La tradizione greca sosteneva che l’ambra provenisse dall’Esperia, il lontano e leggendario Occidente, attraverso l’Adriatico. Fu Pitea di Marsiglia, durante un viaggio nel Mare del Nord nel IV secolo a.C., ad appurare l’origine nordica dell’ambra poi confermata dai Romani, durante l’impero di Augusto, che la raccolsero lungo le coste del Baltico e dello Jutland. Estratta principalmente nell’area baltica e in quella centroamericana, in Italia i principali luoghi di rinvenimento dell’ambra sono l’Appennino settentrionale e la Sicilia. Raccolta in miniere ("ambre di cava"), fino a metà Ottocento l’ambra veniva rinvenuta anche sulle rive del mare, in seguito a tempeste invernali che staccavano blocchi di ambre dai fondali ("pietra di mare").

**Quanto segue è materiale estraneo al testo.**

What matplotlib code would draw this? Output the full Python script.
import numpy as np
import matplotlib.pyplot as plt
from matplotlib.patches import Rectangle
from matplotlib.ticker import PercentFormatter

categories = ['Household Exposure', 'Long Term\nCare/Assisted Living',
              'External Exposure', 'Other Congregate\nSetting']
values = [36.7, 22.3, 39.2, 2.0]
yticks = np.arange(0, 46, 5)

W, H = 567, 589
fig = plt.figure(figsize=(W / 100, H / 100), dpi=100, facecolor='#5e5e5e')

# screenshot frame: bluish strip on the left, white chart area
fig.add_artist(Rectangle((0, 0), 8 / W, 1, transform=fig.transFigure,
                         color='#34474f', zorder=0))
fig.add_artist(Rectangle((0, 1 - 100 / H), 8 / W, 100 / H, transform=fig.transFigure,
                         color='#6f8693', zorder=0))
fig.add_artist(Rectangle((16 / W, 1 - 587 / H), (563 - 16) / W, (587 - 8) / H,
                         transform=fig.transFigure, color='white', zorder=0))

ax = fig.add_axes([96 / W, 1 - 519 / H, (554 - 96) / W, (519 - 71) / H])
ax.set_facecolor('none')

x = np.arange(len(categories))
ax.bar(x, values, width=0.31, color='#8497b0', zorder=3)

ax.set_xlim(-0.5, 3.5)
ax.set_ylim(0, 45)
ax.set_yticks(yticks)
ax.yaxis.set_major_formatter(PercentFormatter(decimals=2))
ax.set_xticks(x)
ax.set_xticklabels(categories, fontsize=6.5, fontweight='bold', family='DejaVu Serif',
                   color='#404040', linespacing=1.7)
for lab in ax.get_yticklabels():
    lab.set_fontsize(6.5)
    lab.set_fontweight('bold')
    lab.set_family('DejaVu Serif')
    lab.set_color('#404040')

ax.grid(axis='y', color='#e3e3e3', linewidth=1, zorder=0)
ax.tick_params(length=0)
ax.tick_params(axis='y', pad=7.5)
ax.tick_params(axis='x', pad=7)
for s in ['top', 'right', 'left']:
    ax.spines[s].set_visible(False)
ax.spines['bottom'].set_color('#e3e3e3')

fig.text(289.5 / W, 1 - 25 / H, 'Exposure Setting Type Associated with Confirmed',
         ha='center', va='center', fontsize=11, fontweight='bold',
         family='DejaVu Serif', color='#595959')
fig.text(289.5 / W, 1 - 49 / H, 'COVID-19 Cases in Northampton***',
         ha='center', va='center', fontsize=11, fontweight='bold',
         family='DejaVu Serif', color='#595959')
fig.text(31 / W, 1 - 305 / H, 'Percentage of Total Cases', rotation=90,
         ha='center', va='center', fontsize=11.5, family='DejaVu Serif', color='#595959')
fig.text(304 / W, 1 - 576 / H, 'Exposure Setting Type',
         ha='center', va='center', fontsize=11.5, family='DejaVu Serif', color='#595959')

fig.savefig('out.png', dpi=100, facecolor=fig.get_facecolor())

In Basilicata, la diffusione di ornamenti in ambra ha inizio già nel secondo millennio a.C., ma il momento della sua maggiore fortuna si registra tra VII e IV secolo a.C., periodo in cui questi territori e, in particolare l’Enotria, intrattengono intensi scambi con il Mediterraneo Orientale, le coste italiane e l’Europa centro-settentrionale. Le donne enotrie di rango sociale elevato e le daunie del Melfese vengono sepolte con sontuosi ornamenti d’ambra: piccole e raffinate sculture in ambra intagliate nelle città greche della costa ionica (Metaponto, Siris, Taranto, Sibari) e nelle città etrusche della Campania (Capua, Pontecagnano) e di Canosa, centro della Daunia costiera.